Et cette menace est toujours présente. Être confronté aux gendarmes quand on est sans-papiers active de fait cette terreur. Essayez au moins d’imaginer dans quel état cela peut mettre. Et sans même parler du traitement réservé aux personnes racisées dans de nombreuses rues, quartiers et commissariats de l’hexagone.
Les états d’urgence sanitaires et sécuritaires permanents dans lesquels nous sommes désormais plongés confèrent aux forces de l’ordre des pouvoirs arbitraires et exorbitants. Quand nous mouvoir dans l’espace public ne nous est pas purement et simplement interdit, celui-ci est quadrillé par des flics surarmés et galvanisés par leur toute puissance.
Dans cet état policier qui ne se masque plus, les catégories précarisées, discriminées et fragilisées sont d’autant plus en danger.A cette époque qui transpire par toutes ses pores l’obéissance et la soumission, ceux qui ont pour mission de nous tenir en laisse ne supportent plus le moindre début de commencement de remise en cause de leur autorité. Plutôt que de laisser s’apaiser une situation qui pourrait dégénérer, ils ne lâchent rien. Et la violence accompagne fatalement cette posture.
Pour notre santé et notre sécurité, nous n’aurons plus de libertés, nous disent les experts et autres administrateurs de nos vies. Ceux-là même qui administrent le désastre dans lequel nous nous noyons.

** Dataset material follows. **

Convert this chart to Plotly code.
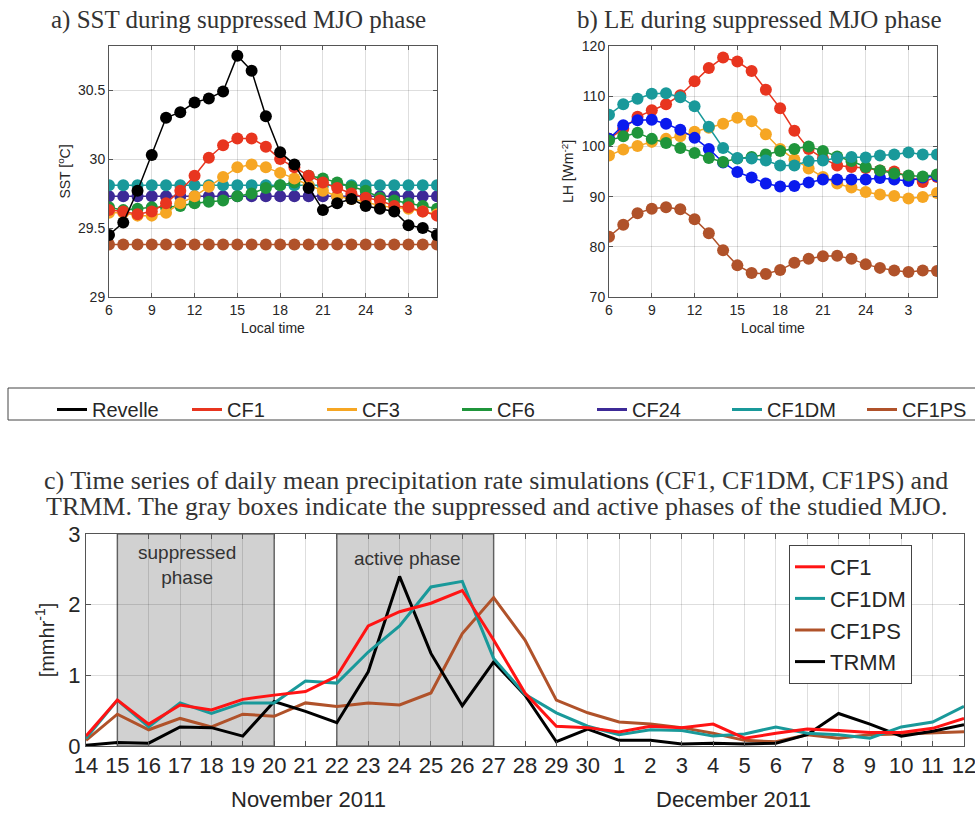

Notons au passage que la scène du marché s’est déroulée sous le regard et les commentaires de très nombreuses personnes, mais qu’il ne s’est trouvé pour le coup personne pour l’aider à se tirer de ce piège. Pour parler, ça parle...
Pour ces raisons et tant d’autres, nous dénonçons sans nuances ce qui est arrivé hier à notre ami, et les conséquences odieuses qui peuvent en découler sur sa vie, et ce quelles que soient les circonstances particulières qui ont pu conduire à cette situation.
Entre des policiers qui incarnent cet ordre et cette mise au pas iniques et une personne qui fait partie de celles et ceux qui le subissent en première ligne, nous nous positionnons.
Nos rues et nos places ne sont pas des casernes et des terrains de chasse. Nos vies ne peuvent pas se réduire à cette pathétique mascarade. Nos libertés ne peuvent pas exister que dans nos bouches…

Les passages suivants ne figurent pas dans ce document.